> _Data_
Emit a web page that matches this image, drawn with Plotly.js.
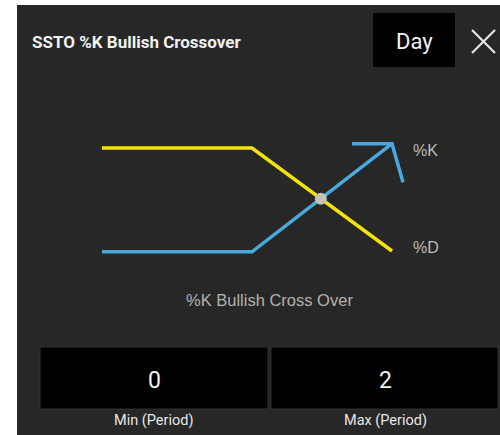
<!DOCTYPE html>
<html>
<head>
<meta charset="utf-8">
<script src="https://cdn.plot.ly/plotly-3.0.1.min.js"></script>
<style>
  html, body { margin: 0; padding: 0; background: #ffffff; }
  #chart { width: 500px; height: 435px; }
</style>
</head>
<body>
<div id="chart"></div>
<script>
// ---- data (schematic, arbitrary units) ----
var steps = [0, 3, 5.8];            // time steps
var dValues = [80, 80, 20];         // %D line (yellow)
var kValues = [19.5, 19.5, 82.5];   // %K line (blue)
var arrowX = [5.0, 5.8, 6.02];      // arrow head of %K
var arrowY = [82.5, 82.5, 60];
var lineLabels = ['%K', '%D'];
var chartTitle = 'SSTO %K Bullish Crossover';
var periodLabel = 'Day';
var caption = '%K Bullish Cross Over';
var fieldLabels = ['Min (Period)', 'Max (Period)'];
var fieldValues = ['0', '2'];

// crossing point computed from the last segments
function crossing() {
  var x0 = steps[1], x1 = steps[2];
  var d0 = dValues[1], d1 = dValues[2], k0 = kValues[1], k1 = kValues[2];
  var t = (d0 - k0) / ((k1 - k0) - (d1 - d0));
  return { x: x0 + t * (x1 - x0), y: d0 + t * (d1 - d0) };
}
var cp = crossing();

var W = 500, H = 435;
function px(x) { return x / W; }
function py(y) { return 1 - y / H; }

var traces = [
  { x: steps, y: dValues, mode: 'lines', line: { color: '#f2e30a', width: 3.5 }, hoverinfo: 'skip' },
  { x: steps, y: kValues, mode: 'lines', line: { color: '#4aa9dc', width: 3.5 }, hoverinfo: 'skip' },
  { x: arrowX, y: arrowY, mode: 'lines', line: { color: '#4aa9dc', width: 3.5 }, hoverinfo: 'skip' },
  { x: [cp.x], y: [cp.y], mode: 'markers', marker: { color: '#c4c3b6', size: 12 }, hoverinfo: 'skip' }
];

var shapes = [
  // panel
  { type: 'rect', xref: 'paper', yref: 'paper', x0: px(17), x1: px(500), y0: py(435), y1: py(5), fillcolor: '#272727', line: { width: 0 }, layer: 'below' },
  // Day box
  { type: 'rect', xref: 'paper', yref: 'paper', x0: px(373), x1: px(455), y0: py(67), y1: py(13), fillcolor: '#000000', line: { width: 0 }, layer: 'below' },
  // input boxes
  { type: 'rect', xref: 'paper', yref: 'paper', x0: px(40), x1: px(268), y0: py(409), y1: py(347), fillcolor: '#000000', line: { color: '#333333', width: 1 }, layer: 'below' },
  { type: 'rect', xref: 'paper', yref: 'paper', x0: px(271), x1: px(498), y0: py(409), y1: py(347), fillcolor: '#000000', line: { color: '#333333', width: 1 }, layer: 'below' },
  // close X
  { type: 'line', xref: 'paper', yref: 'paper', x0: px(472), y0: py(30), x1: px(495), y1: py(53), line: { color: '#e8e8e8', width: 2.2 } },
  { type: 'line', xref: 'paper', yref: 'paper', x0: px(495), y0: py(30), x1: px(472), y1: py(53), line: { color: '#e8e8e8', width: 2.2 } }
];

var annotations = [
  { text: '<b>' + chartTitle + '</b>', xref: 'paper', yref: 'paper', x: px(30), y: py(42), xanchor: 'left', yanchor: 'middle', showarrow: false, font: { family: 'Roboto', size: 17, color: '#f2f2f2' } },
  { text: periodLabel, xref: 'paper', yref: 'paper', x: px(414), y: py(41), xanchor: 'center', yanchor: 'middle', showarrow: false, font: { family: 'Roboto', size: 22, color: '#f2f2f2' } },
  { text: lineLabels[0], xref: 'x', yref: 'y', x: steps[2], y: kValues[2], xshift: 19, yshift: -7, xanchor: 'left', yanchor: 'middle', showarrow: false, font: { family: 'Liberation Sans, Arial', size: 16, color: '#bdbcb4' } },
  { text: lineLabels[1], xref: 'x', yref: 'y', x: steps[2], y: dValues[2], xshift: 19, yshift: 4, xanchor: 'left', yanchor: 'middle', showarrow: false, font: { family: 'Liberation Sans, Arial', size: 16, color: '#bdbcb4' } },
  { text: caption, xref: 'paper', yref: 'paper', x: px(269), y: py(300), xanchor: 'center', yanchor: 'middle', showarrow: false, font: { family: 'Liberation Sans, Arial', size: 16.5, color: '#b4b3ab' } },
  { text: fieldValues[0], xref: 'paper', yref: 'paper', x: px(154), y: py(380), xanchor: 'center', yanchor: 'middle', showarrow: false, font: { family: 'Roboto', size: 23, color: '#f2f2f2' } },
  { text: fieldValues[1], xref: 'paper', yref: 'paper', x: px(385), y: py(380), xanchor: 'center', yanchor: 'middle', showarrow: false, font: { family: 'Roboto', size: 23, color: '#f2f2f2' } },
  { text: fieldLabels[0], xref: 'paper', yref: 'paper', x: px(153), y: py(420), xanchor: 'center', yanchor: 'middle', showarrow: false, font: { family: 'Roboto', size: 14.5, color: '#e6e6e6' } },
  { text: fieldLabels[1], xref: 'paper', yref: 'paper', x: px(385), y: py(420), xanchor: 'center', yanchor: 'middle', showarrow: false, font: { family: 'Roboto', size: 14.5, color: '#e6e6e6' } }
];

// axis ranges so that step 0 sits at 102px and step 5.8 at 392px; value 80 at 148px, 20 at 251px
var xScale = 50, yScale = 103 / 60;
var layout = {
  width: W, height: H,
  margin: { l: 0, r: 0, t: 0, b: 0, pad: 0 },
  paper_bgcolor: '#ffffff',
  plot_bgcolor: 'rgba(0,0,0,0)',
  showlegend: false,
  xaxis: { range: [-102 / xScale, (W - 102) / xScale], visible: false, fixedrange: true },
  yaxis: { range: [80 - (H - 148) / yScale, 80 + 148 / yScale], visible: false, fixedrange: true },
  shapes: shapes,
  annotations: annotations
};

Plotly.newPlot('chart', traces, layout, { displayModeBar: false, staticPlot: true });
</script>
</body>
</html>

> _What needs to be done_
Quote the data exactly, leaving every image out of the copy.

> _Response below_
Emit a web page that matches this image, drawn with Plotly.js.
<!DOCTYPE html>
<html>
<head>
<meta charset="utf-8">
<script src="https://cdn.plot.ly/plotly-3.0.1.min.js"></script>
<style>
  html, body { margin: 0; padding: 0; background: #ffffff; }
  #chart { width: 500px; height: 435px; }
</style>
</head>
<body>
<div id="chart"></div>
<script>
// ---- data (schematic, arbitrary units) ----
var steps = [0, 3, 5.8];            // time steps
var dValues = [80, 80, 20];         // %D line (yellow)
var kValues = [19.5, 19.5, 82.5];   // %K line (blue)
var arrowX = [5.0, 5.8, 6.02];      // arrow head of %K
var arrowY = [82.5, 82.5, 60];
var lineLabels = ['%K', '%D'];
var chartTitle = 'SSTO %K Bullish Crossover';
var periodLabel = 'Day';
var caption = '%K Bullish Cross Over';
var fieldLabels = ['Min (Period)', 'Max (Period)'];
var fieldValues = ['0', '2'];

// crossing point computed from the last segments
function crossing() {
  var x0 = steps[1], x1 = steps[2];
  var d0 = dValues[1], d1 = dValues[2], k0 = kValues[1], k1 = kValues[2];
  var t = (d0 - k0) / ((k1 - k0) - (d1 - d0));
  return { x: x0 + t * (x1 - x0), y: d0 + t * (d1 - d0) };
}
var cp = crossing();

var W = 500, H = 435;
function px(x) { return x / W; }
function py(y) { return 1 - y / H; }

var traces = [
  { x: steps, y: dValues, mode: 'lines', line: { color: '#f2e30a', width: 3.5 }, hoverinfo: 'skip' },
  { x: steps, y: kValues, mode: 'lines', line: { color: '#4aa9dc', width: 3.5 }, hoverinfo: 'skip' },
  { x: arrowX, y: arrowY, mode: 'lines', line: { color: '#4aa9dc', width: 3.5 }, hoverinfo: 'skip' },
  { x: [cp.x], y: [cp.y], mode: 'markers', marker: { color: '#c4c3b6', size: 12 }, hoverinfo: 'skip' }
];

var shapes = [
  // panel
  { type: 'rect', xref: 'paper', yref: 'paper', x0: px(17), x1: px(500), y0: py(435), y1: py(5), fillcolor: '#272727', line: { width: 0 }, layer: 'below' },
  // Day box
  { type: 'rect', xref: 'paper', yref: 'paper', x0: px(373), x1: px(455), y0: py(67), y1: py(13), fillcolor: '#000000', line: { width: 0 }, layer: 'below' },
  // input boxes
  { type: 'rect', xref: 'paper', yref: 'paper', x0: px(40), x1: px(268), y0: py(409), y1: py(347), fillcolor: '#000000', line: { color: '#333333', width: 1 }, layer: 'below' },
  { type: 'rect', xref: 'paper', yref: 'paper', x0: px(271), x1: px(498), y0: py(409), y1: py(347), fillcolor: '#000000', line: { color: '#333333', width: 1 }, layer: 'below' },
  // close X
  { type: 'line', xref: 'paper', yref: 'paper', x0: px(472), y0: py(30), x1: px(495), y1: py(53), line: { color: '#e8e8e8', width: 2.2 } },
  { type: 'line', xref: 'paper', yref: 'paper', x0: px(495), y0: py(30), x1: px(472), y1: py(53), line: { color: '#e8e8e8', width: 2.2 } }
];

var annotations = [
  { text: '<b>' + chartTitle + '</b>', xref: 'paper', yref: 'paper', x: px(30), y: py(42), xanchor: 'left', yanchor: 'middle', showarrow: false, font: { family: 'Roboto', size: 17, color: '#f2f2f2' } },
  { text: periodLabel, xref: 'paper', yref: 'paper', x: px(414), y: py(41), xanchor: 'center', yanchor: 'middle', showarrow: false, font: { family: 'Roboto', size: 22, color: '#f2f2f2' } },
  { text: lineLabels[0], xref: 'x', yref: 'y', x: steps[2], y: kValues[2], xshift: 19, yshift: -7, xanchor: 'left', yanchor: 'middle', showarrow: false, font: { family: 'Liberation Sans, Arial', size: 16, color: '#bdbcb4' } },
  { text: lineLabels[1], xref: 'x', yref: 'y', x: steps[2], y: dValues[2], xshift: 19, yshift: 4, xanchor: 'left', yanchor: 'middle', showarrow: false, font: { family: 'Liberation Sans, Arial', size: 16, color: '#bdbcb4' } },
  { text: caption, xref: 'paper', yref: 'paper', x: px(269), y: py(300), xanchor: 'center', yanchor: 'middle', showarrow: false, font: { family: 'Liberation Sans, Arial', size: 16.5, color: '#b4b3ab' } },
  { text: fieldValues[0], xref: 'paper', yref: 'paper', x: px(154), y: py(380), xanchor: 'center', yanchor: 'middle', showarrow: false, font: { family: 'Roboto', size: 23, color: '#f2f2f2' } },
  { text: fieldValues[1], xref: 'paper', yref: 'paper', x: px(385), y: py(380), xanchor: 'center', yanchor: 'middle', showarrow: false, font: { family: 'Roboto', size: 23, color: '#f2f2f2' } },
  { text: fieldLabels[0], xref: 'paper', yref: 'paper', x: px(153), y: py(420), xanchor: 'center', yanchor: 'middle', showarrow: false, font: { family: 'Roboto', size: 14.5, color: '#e6e6e6' } },
  { text: fieldLabels[1], xref: 'paper', yref: 'paper', x: px(385), y: py(420), xanchor: 'center', yanchor: 'middle', showarrow: false, font: { family: 'Roboto', size: 14.5, color: '#e6e6e6' } }
];

// axis ranges so that step 0 sits at 102px and step 5.8 at 392px; value 80 at 148px, 20 at 251px
var xScale = 50, yScale = 103 / 60;
var layout = {
  width: W, height: H,
  margin: { l: 0, r: 0, t: 0, b: 0, pad: 0 },
  paper_bgcolor: '#ffffff',
  plot_bgcolor: 'rgba(0,0,0,0)',
  showlegend: false,
  xaxis: { range: [-102 / xScale, (W - 102) / xScale], visible: false, fixedrange: true },
  yaxis: { range: [80 - (H - 148) / yScale, 80 + 148 / yScale], visible: false, fixedrange: true },
  shapes: shapes,
  annotations: annotations
};

Plotly.newPlot('chart', traces, layout, { displayModeBar: false, staticPlot: true });
</script>
</body>
</html>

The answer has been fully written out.